Concept-based retrieval (Snoek & Worring, 2008) is to detect the existence of objects (such as bus and hand), the meaning of scenes (such as cityscape and nighttime), and the occurrence of events (such as airplane flying and people dancing). It enables the users to utilize multimedia data for entertainment, distant education, commerce and business, social communication, navigation, security, surveillance, and etc. For example, a user may enjoy watching the segments of videos with singing if she/he loves music, or may seek news videos with protest content if she/he is interested in politics. Correctly detecting the classroom setting from the videos would help information search for educational applications, and retrieving the bridge and mountain would assist the users who are planning a trip. The high-level concepts such as doorway and street from video games could be used for navigation, while emergency vehicle and traffic intersection from video surveillance and security cameras could be used for tracking.
Most of the existing search and retrieval approaches are restricted to textual information which is metadata such as surrounding text and closed caption, or are dependent on an interactive framework which requires users' feedback and log files. The advances of database and data warehouse technologies provide us a proper way to manage these textual data and they seem to be efficient tools that are able to facilitate the users to access the data on demand. However, challenges arise when heavy human efforts are demanded for annotation, correcting the textual information, as well as performance evaluation of the retrieved results. To address these issues, content-based multimedia retrieval has emerged in recent years. Most of the content-based frameworks utilize support vector machine (SVM) detectors trained on scale-invariant feature transform (SIFT) descriptors and rank the retrieved results based on the scores obtained from the classifiers. However, SVM is very time consuming with a huge demand in space. Moreover, the classification-based ranking methods suffer from the ad-hoc mechanism to determine the threshold for class labels. Therefore, they cannot be used for real-time online searching.

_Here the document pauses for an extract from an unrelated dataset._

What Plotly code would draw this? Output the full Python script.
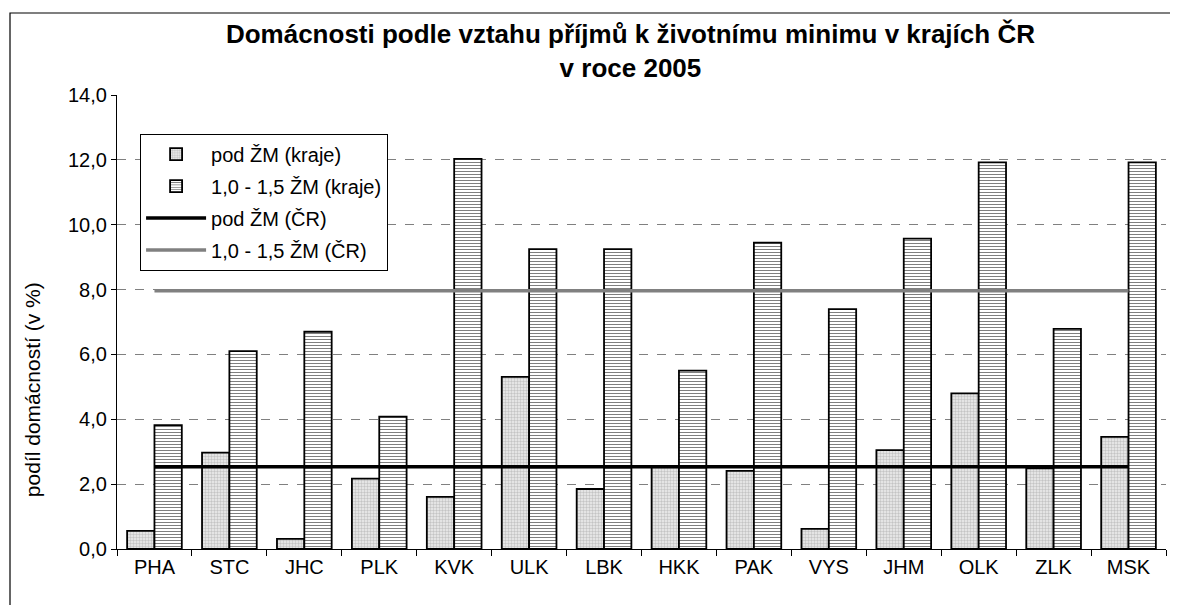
import plotly.graph_objects as go

regions = ["PHA", "STC", "JHC", "PLK", "KVK", "ULK", "LBK", "HKK", "PAK", "VYS", "JHM", "OLK", "ZLK", "MSK"]
pod_zm_kraje = [0.56, 2.97, 0.31, 2.17, 1.61, 5.31, 1.85, 2.54, 2.41, 0.62, 3.05, 4.80, 2.49, 3.46]
zm_10_15_kraje = [3.82, 6.10, 6.70, 4.08, 12.03, 9.25, 9.25, 5.50, 9.45, 7.40, 9.57, 11.92, 6.79, 11.92]
pod_zm_cr = 2.54
zm_10_15_cr = 7.96

FONT = "Liberation Sans, Arial, sans-serif"

fig = go.Figure()
fig.add_trace(go.Bar(
    x=regions, y=pod_zm_kraje, name="pod ŽM (kraje)", legendgroup="a",
    marker=dict(color="white", line=dict(color="black", width=1.8),
                pattern=dict(shape=".", fgcolor="#9a9a9a", bgcolor="#eeeeee", size=3, solidity=0.5)),
))
fig.add_trace(go.Bar(
    x=regions, y=zm_10_15_kraje, name="1,0 - 1,5 ŽM (kraje)", legendgroup="b",
    marker=dict(color="white", line=dict(color="black", width=1.8),
                pattern=dict(shape="-", fgcolor="black", bgcolor="white", size=3, solidity=0.35)),
))
fig.add_trace(go.Scatter(
    x=regions, y=[pod_zm_cr] * len(regions), name="pod ŽM (ČR)", legendgroup="c",
    mode="lines", line=dict(color="black", width=3.5),
))
fig.add_trace(go.Scatter(
    x=regions, y=[zm_10_15_cr] * len(regions), name="1,0 - 1,5 ŽM (ČR)", legendgroup="d",
    mode="lines", line=dict(color="#808080", width=3.5),
))

# page body has an 8px margin at left/top, so the figure is 8px smaller there
fig.update_layout(
    width=1170, height=597,
    margin=dict(l=109, r=12, t=87, b=56, autoexpand=False),
    paper_bgcolor="white", plot_bgcolor="white",
    font=dict(family=FONT, size=20, color="black"),
    separators=", ",
    barmode="group", bargap=0.27, bargroupgap=0,
    title=dict(
        text="<b>Domácnosti podle vztahu příjmů k životnímu minimu v krajích ČR<br>v roce 2005</b>",
        x=0.532, xanchor="center", y=0.941, yanchor="middle", yref="container",
        font=dict(family=FONT, size=26, color="black"),
    ),
    legend=dict(
        x=0.022, y=0.915, xanchor="left", yanchor="top",
        bordercolor="black", borderwidth=1, bgcolor="white",
        font=dict(family=FONT, size=20), tracegroupgap=3,
        itemwidth=60,
    ),
    showlegend=True,
)
fig.update_xaxes(
    showline=True, linecolor="black", linewidth=1.2,
    ticks="outside", tickson="boundaries", ticklen=6, tickcolor="black",
    showgrid=False, tickfont=dict(family=FONT, size=20),
)
fig.update_yaxes(
    range=[0, 14], dtick=2, tickformat=".1f",
    showline=True, linecolor="black", linewidth=1.2,
    ticks="outside", ticklen=5, tickcolor="black",
    showgrid=True, gridcolor="#808080", griddash="dash", gridwidth=1.2,
    zeroline=False,
    tickfont=dict(family=FONT, size=20),
)
fig.add_annotation(
    text="podíl domácností (v %)", textangle=-90,
    xref="paper", yref="paper", x=-0.081, y=0.35,
    xanchor="center", yanchor="middle", showarrow=False,
    font=dict(family=FONT, size=21, color="black"),
)
# outer chart border (bottom edge lies below the visible page)
fig.add_shape(type="rect", xref="paper", yref="paper",
              x0=-0.102, x1=1.0105, y0=-0.2, y1=1.1806,
              line=dict(color="black", width=1.2), fillcolor="rgba(0,0,0,0)", layer="above")

fig.write_html("out.html")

In addition to efficiency, another important consideration of a retrieval system is effectiveness. The overall retrieval performance is usually evaluated through the mean average precision (MAP) of the retrieved results obtained from the ranking algorithm. To make a fair comparison on the effectiveness of the approaches, the benchmarked video concepts provided by the TREC Video Retrieval Evaluation (TRECVID) community (Smeaton, Over, & Kraaij, 2006) are the most commonly used testbed for evaluating large-scale standardizing data sets. In 2008 and 2009, there are totally 30 concepts for high-level feature extraction task and 219 videos with annotations for the training purpose (Divakaran, 2009).